The Generation Table: Where Do You Fit In?

I'm a baby boomer right around the middle of birth years. My brother is also a baby boomer and he is going on 75 this year. So the oldest baby boomer is incorrect on that chart.
 
That chart is off with the ages. The silent generation ended in 1945. Someone has terrible math skills. If born in 1945 you would be 80.
These charts were drawn up long after my birth (1943). I have always considered myself a "war baby". My sister, born in 1946, is the leading edge of the post war baby boom. My daughter born in 1963 is supposed to be a boomer which is pretty ridiculous.

The baby boom was definitely a thing. As the wave of Australian children born after the men returned from overseas service worked its way through the schools and into the workforce. They brought with them fresh ideas and social innovation. It was a marvellously forward thinking generation and their children have benefited from all that they did.

By the way, since the age of ten I have never been silent. I have no trouble speaking up and expressing my opinions. I usually try to do so with respect. My 5th grade teacher taught me how to do this.
 

a black and white photo of a little girl dancing with the words boom shakalaka above her

 
I never bought into this "generation" idea. It assumes that if one is born on a specific day, one will think x, y, and z. It's like saying everybody born on July 12, 1952 is a Democrat, and everybody born on Aug 30, 1961 is a Republican. Yeah, there are trends and fads, but they affect everybody- not only the people born on a certain day.
Sure there will be general differences between generations, because everyone is growing up in an evolving society, but generation "experts" make a bigger deal out of than necessary.
 
I think it was called the "Silent Generation" because compared to the self-obsessed, loud, protesting Baby Boomers they were relatively quiet. :ROFLMAO:
Hey, hey there, Silent Seadoug, easy on the baby boomer bashing! I know all of you from the other generations are jealous because our generation had the coolest cars and lived the coolest teen years, but remember the bomb drills and the security of hiding under your desk and then after graduation the vacation the boys got to Vietnam.

I remind my granddaughters frequently that they were never as cool as their old granny. They never did cool things like drive in theaters, dragging main in a hot rod they helped build, dancing the twist, sit at a soda fountain, outsmart the school truant officer, get threatened with being expelled because your skirt was 1/2" too short, smoke Kool cigarettes, but only when the boys were looking, watch American Bandstand, play guitar and sing protest songs, have transistor radios, go braless, wear flowers in their hair and use words like cool and groovy and get expelled from school for advocating and circulating Catcher in the Rye and using words like friggin.

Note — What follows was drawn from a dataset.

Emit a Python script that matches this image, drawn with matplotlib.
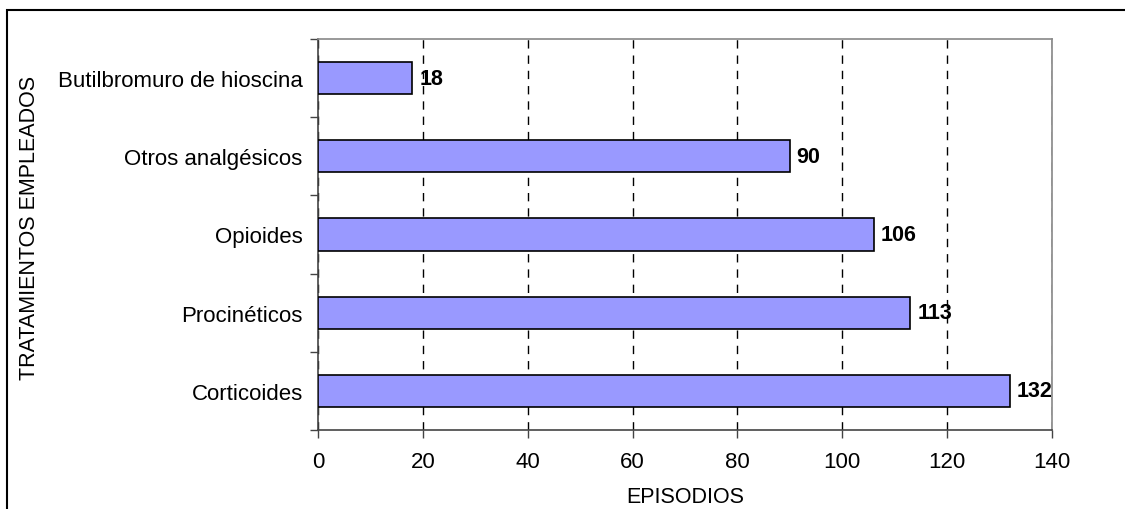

Also they never heard of a Bell Telephone Operator. They don't appreciate old country music like The Bells Of Southern Bells sung by Del Reeves or Dave Dudley's truck driving songs when their grandpa plays and sings them. Six Days on the Road and I am going to make it home tonight. Gramps was never a truck driver, but he sings it convincingly.

I omit the part about getting pregnant at 18 from a wild encounter in the back seat of a 55 Chevy two door, and this the reason I married so young, just so one granddaughters dad wouldn't be called a bastard. It was years later that I realized my reasoning for marriage was flawed. :ROFLMAO::ROFLMAO::ROFLMAO:
 
Last edited:
And the discussion often includes unnecessary claims about why each generation is worse than the last. It reeks of the "What's wrong with kids these days?" Maybe we need representatives of each generation to write their own descriptions.